On Being Nauseous
It was the end of my first week on Oncology, and I felt like throwing up.
Perhaps it was early in the morning, seeing the hospital patients I was following all having taken turns for the worse overnight. Or maybe it was seeing a daughter comfort her mother as she came to grips with learning she had months to live. Or it was the look of regret on the face of a man who had quit smoking earlier in the year, only to be diagnosed with lung cancer weeks later. Whatever it was, I went home that night with knots in my stomach.
Suddenly, the humanity in medicine was all very real. For two years, my classmates and I had been through the avalanche of endless powerpoints and standardized exams. Even the “humanistic” portions of medicine had been broken down into standardized grading rubrics and multiple-choice format. When we applied to medical school, we wrote in our personal statements about wanting to be holistic and caring physicians and we spoke in our interviews about seeing the person, not just the disease. But through the rigors of non-stop exams and lectures, we began seeing only diseases.
As a survival mechanism, we approached these diseases as factoids, devoid of any human emotion. And capping off these two years was a six-week intensive preparation for our first set of board exams, a time dedicated to exclusive self-directed studying and devoid of normal human interaction.
Over that weekend, I struggled with thoughts of mortality, both of the patients I had seen and of my own. Most of all, I remembered their faces in the toughest moments. In their eyes, I could see the anxiety, fear, and uncertainty. Their personalities had become much larger than their diseases and the factoids I had learned about them.
On Going Home
The first day I met her, she wanted nothing to do with me.
With metastatic cancer spreading all over her body, the last thing she wanted to be was some medical student’s practice patient. How could I blame her? She reluctantly obliged and eventually laughed as I fumbled my way through the physical exam. Having been in and out of the hospital for the past few years, she had seen more history and physicals than I had by this point. Perhaps she felt sorry for me, which was odd given the circumstances.
Day after day, I came in to check in on her and eventually she smiled when I would wake her up at six in the morning.
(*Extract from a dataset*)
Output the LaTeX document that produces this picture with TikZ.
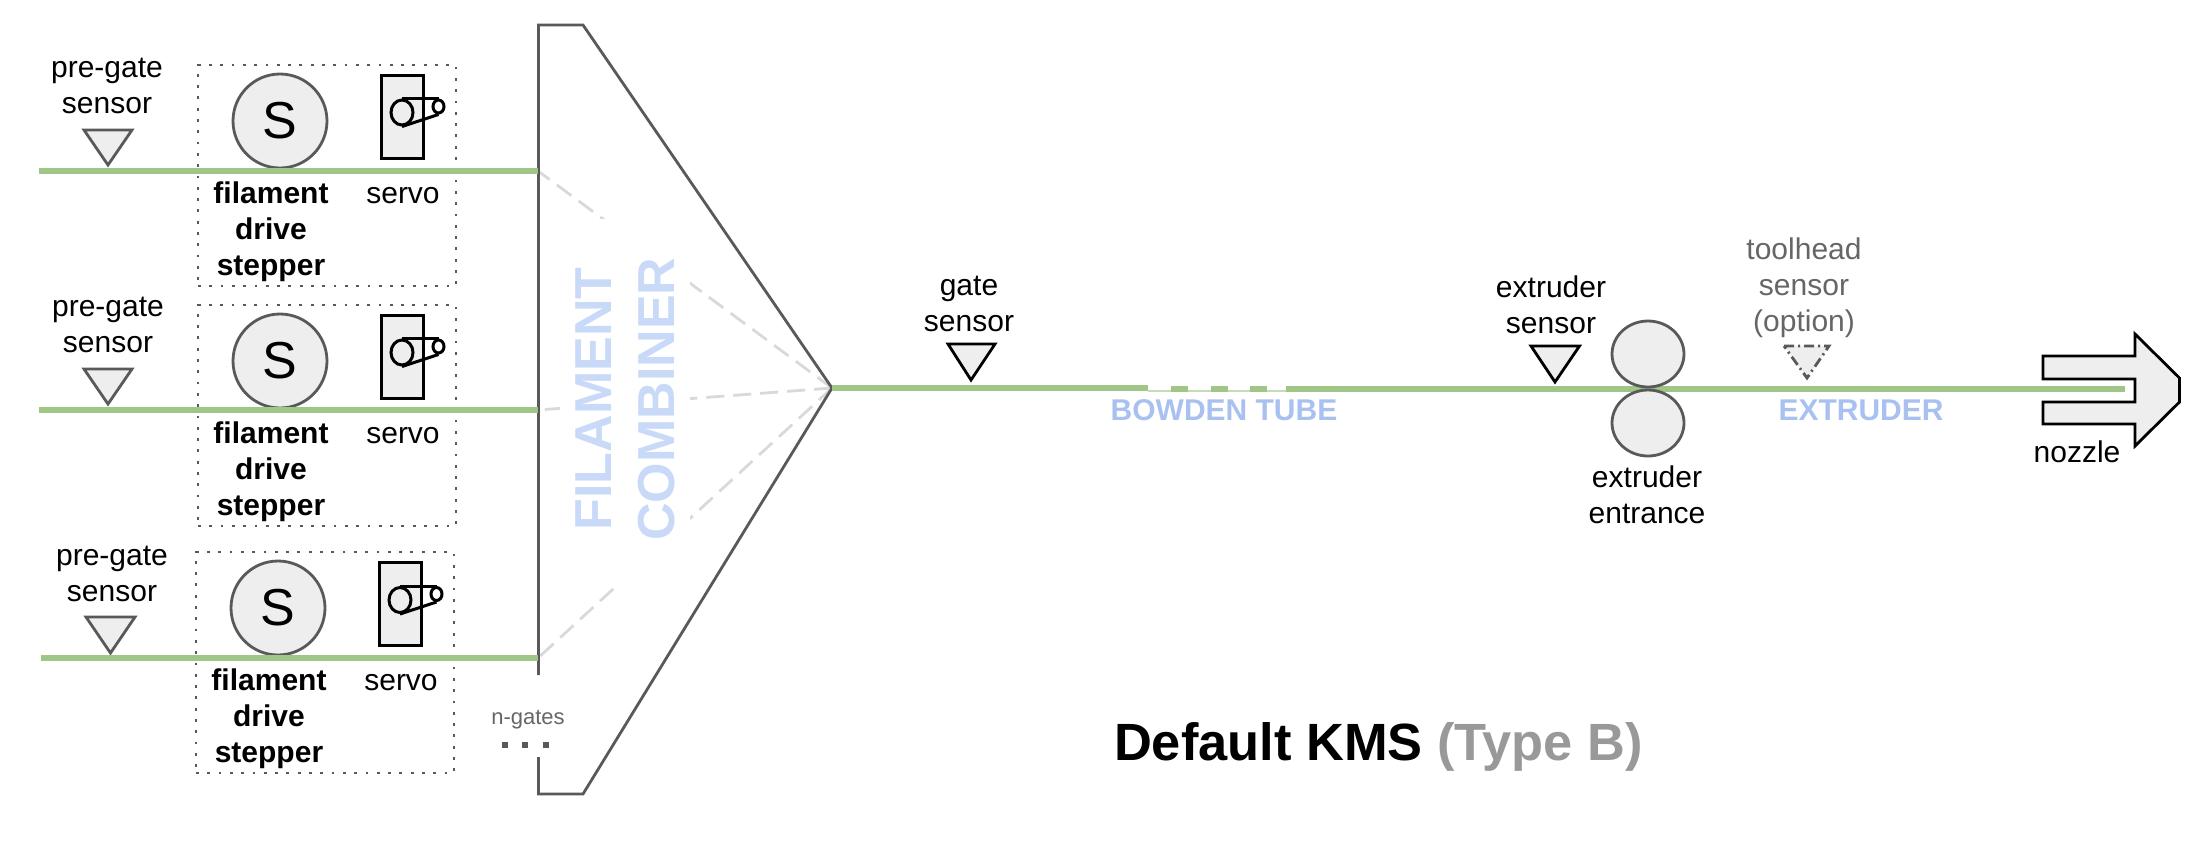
\documentclass[tikz,border=0pt]{standalone}
\usepackage{fontspec}
\setmainfont{Liberation Sans}
\usepackage{xcolor}
\usetikzlibrary{shapes.geometric}
\definecolor{filgreen}{HTML}{9FC587}
\definecolor{outline}{HTML}{595959}
\definecolor{partfill}{HTML}{EEEEEE}
\definecolor{pale}{HTML}{C9DAF8}
\definecolor{zone}{HTML}{A9C1F0}
\definecolor{guide}{HTML}{D9D9D9}
\definecolor{option}{HTML}{666666}
\begin{document}
\begin{tikzpicture}[x=0.5pt, y=-0.5pt, line join=miter,
  lbl/.style={font=\fontsize{15pt}{18pt}\selectfont, align=center, inner sep=0pt},
  boldlbl/.style={lbl, font=\fontsize{15pt}{18pt}\selectfont\bfseries},
  grouped/.style={draw=outline, line width=1.4pt, dash pattern=on 1.4pt off 4.25pt, minimum width=129pt, minimum height=110.5pt, inner sep=0pt},
  motor/.style={circle, draw=outline, fill=partfill, line width=1.4pt, minimum size=47pt, inner sep=0pt, font=\fontsize{26pt}{30pt}\selectfont},
  servobody/.style={draw=black, fill=partfill, line width=1.5pt, minimum width=21pt, minimum height=41.5pt, inner sep=0pt},
  pulley/.style={ellipse, draw=black, line width=1.5pt, inner sep=0pt},
  roller/.style={ellipse, draw=outline, fill=partfill, line width=1.4pt, minimum width=36pt, minimum height=33pt, inner sep=0pt},
  belt/.style={draw=black, line width=1.5pt},
  trigger/.style={draw=outline, fill=partfill, line width=1.4pt, line join=miter},
  filament/.style={draw=filgreen, line width=3.2pt},
  guideline/.style={draw=guide, line width=1.4pt, dash pattern=on 9pt off 4.5pt}]
  \useasboundingbox (0,0) rectangle (2206,842);

  % Combiner: dashed guides first, a white patch hides their middle part
  \coordinate (apex) at (832,388);
  \coordinate (gateA) at (538,171);
  \coordinate (gateB) at (538,410);
  \coordinate (gateC) at (538,658);
  \draw[guideline] (apex) -- (gateA);
  \draw[guideline] (apex) -- (gateB);
  \draw[guideline] (apex) -- (gateC);
  \fill[white] (560,219) rectangle (690,584);
  \node (combiner) at (625,399) [rotate=90, inner sep=0pt, align=center, text=pale, font=\fontsize{26pt}{31.5pt}\selectfont\bfseries] {FILAMENT\\COMBINER};
  \draw[draw=outline, line width=1.4pt] (538.5,675) -- (538.5,25) -- (583,25) -- (apex) -- (583,794) -- (538.5,794) -- (538.5,757);

  % Gate 1
  \node (boxA) at (327,175.5) [grouped] {};
  \node (stepperA) at (280,121) [motor] {S};
  \node (servoA) at (402,116.5) [servobody] {};
  \node (bigA) at (402,112.5) [pulley, minimum width=11pt, minimum height=12.5pt] {};
  \node (smallA) at (438.5,106.5) [pulley, minimum width=5.5pt, minimum height=6.5pt] {};
  \draw[belt] (bigA.north) -- (smallA.north);
  \draw[belt] (bigA.south) -- (smallA.south);
  \draw[trigger] (84,130) -- (132,130) -- (108,165) -- cycle;
  \node (preA) at (107,86) [lbl] {pre-gate\\sensor};
  \node (driveA) at (271,231.5) [boldlbl] {filament\\drive\\stepper};
  \node (servolblA) at (403,195.5) [lbl] {servo};
  \coordinate (startA) at (39,171);
  \draw[filament] (startA) -- (gateA);

  % Gate 2
  \node (boxB) at (327,415.5) [grouped] {};
  \node (stepperB) at (280,361) [motor] {S};
  \node (servoB) at (402,356.5) [servobody] {};
  \node (bigB) at (402,352.5) [pulley, minimum width=11pt, minimum height=12.5pt] {};
  \node (smallB) at (438.5,346.5) [pulley, minimum width=5.5pt, minimum height=6.5pt] {};
  \draw[belt] (bigB.north) -- (smallB.north);
  \draw[belt] (bigB.south) -- (smallB.south);
  \draw[trigger] (84,369) -- (132,369) -- (108,404) -- cycle;
  \node (preB) at (108,325) [lbl] {pre-gate\\sensor};
  \node (driveB) at (271,471.5) [boldlbl] {filament\\drive\\stepper};
  \node (servolblB) at (403,435.5) [lbl] {servo};
  \coordinate (startB) at (39,410);
  \draw[filament] (startB) -- (gateB);

  % Gate 3
  \node (boxC) at (325,662.5) [grouped] {};
  \node (stepperC) at (278,608) [motor] {S};
  \node (servoC) at (400,604) [servobody] {};
  \node (bigC) at (400,600) [pulley, minimum width=11pt, minimum height=12.5pt] {};
  \node (smallC) at (436.5,594) [pulley, minimum width=5.5pt, minimum height=6.5pt] {};
  \draw[belt] (bigC.north) -- (smallC.north);
  \draw[belt] (bigC.south) -- (smallC.south);
  \draw[trigger] (86,617) -- (135,617) -- (110.5,653) -- cycle;
  \node (preC) at (112,574) [lbl] {pre-gate\\sensor};
  \node (driveC) at (269,718.5) [boldlbl] {filament\\drive\\stepper};
  \node (servolblC) at (401,682.5) [lbl] {servo};
  \coordinate (startC) at (41,658);
  \draw[filament] (startC) -- (gateC);

  % More gates
  \node (ngates) at (528,720) [lbl, text=option, font=\fontsize{11pt}{13pt}\selectfont] {n-gates};
  \fill[outline] (502,742) rectangle (508,748);
  \fill[outline] (522,742) rectangle (528,748);
  \fill[outline] (543,742) rectangle (549,748);

  % Path to the nozzle
  \coordinate (tubeA) at (1148,388);
  \coordinate (tubeB) at (1286,389);
  \coordinate (tip) at (2125,389);
  \draw[filament] (apex) -- (tubeA);
  \draw[draw=filgreen!60, line width=0.8pt] (1148,391) -- (1286,391);
  \draw[filament, dash pattern=on 8.5pt off 11.25pt] (1171,389) -- (tubeB);
  \draw[filament] (tubeB) -- (tip);
  \node (bowden) at (1224,410) [text=zone, inner sep=0pt, font=\fontsize{15pt}{18pt}\selectfont\bfseries] {BOWDEN TUBE};
  \node (extruderzone) at (1861,410) [text=zone, inner sep=0pt, font=\fontsize{15pt}{18pt}\selectfont\bfseries] {EXTRUDER};

  % Sensors and rollers
  \draw[trigger, draw=black] (948,344) -- (995,344) -- (971,380) -- cycle;
  \node (gatesensor) at (969,304) [lbl] {gate\\sensor};
  \draw[trigger, draw=black] (1531,346) -- (1579.5,346) -- (1555,382) -- cycle;
  \node (extsensor) at (1551,305) [lbl] {extruder\\sensor};
  \draw[trigger, dash pattern=on 5pt off 2pt on 1pt off 2pt] (1784,346) -- (1829,346) -- (1807,378) -- cycle;
  \node (toolsensor) at (1804,288) [lbl, text=option] {toolhead\\sensor\\(option)};
  \node (rollerA) at (1648,354) [roller] {};
  \node (rollerB) at (1648,423) [roller] {};
  \node (entrance) at (1647,495) [lbl] {extruder\\entrance};

  % Nozzle
  \draw[draw=black, fill=partfill, line width=1.4pt] (2043,356) -- (2135,356) -- (2135,334) -- (2179.5,378) -- (2179.5,402) -- (2135,446) -- (2135,424) -- (2043,424) -- (2043,402) -- (2135,402) -- (2135,379) -- (2043,379) -- cycle;
  \node (nozzle) at (2077,452) [lbl] {nozzle};

  % Title
  \node (title) at (1378.5,747) [inner sep=0pt, font=\fontsize{26.2pt}{30pt}\selectfont\bfseries] {Default KMS \textcolor{black!40}{(Type B)}};
\end{tikzpicture}
\end{document}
In between me asking about her shortness of breath and chest pain, we’d chat about how important her family was to her and she’d make fun of me for having a shorter white coat than all the doctors. But that was the first week. Over the weekend, her condition rapidly deteriorated and she barely recognized her husband at this point. A decision had to be made, pursue treatment and risk dying in the hospital or go home on hospice care. She was able to go home on her terms and spend a few more days with loved ones.
On Keeping A Promise
“Cancer was the best thing to ever happen to me.”
Diagnosed with early-stage breast cancer on a mammogram years ago, she had been through the gauntlet of surgery, chemotherapy, and radiation. I met her in the clinic for her yearly follow-up visit, and her eyes widened when she learned I was a medical student. With a straight face, she said cancer was the best thing to ever happen to her. Ever since completing her treatment, she had decided to finally start checking off her bucket-list items. First on the list was learning to paint, something she had always admired but never picked up herself. Whipping out her phone, she went over a piece she had just finished. We briefly talked about her painting process and I told her about dabbing in art long before coming to medical school. As I finished up listening to her lungs and stomach, she grabbed my hand and made me promise I would take some time and learn to draw. And now on Saturday afternoons when I put down the charcoal and step back from a piece to gain some perspective, I think of her and the promise I made.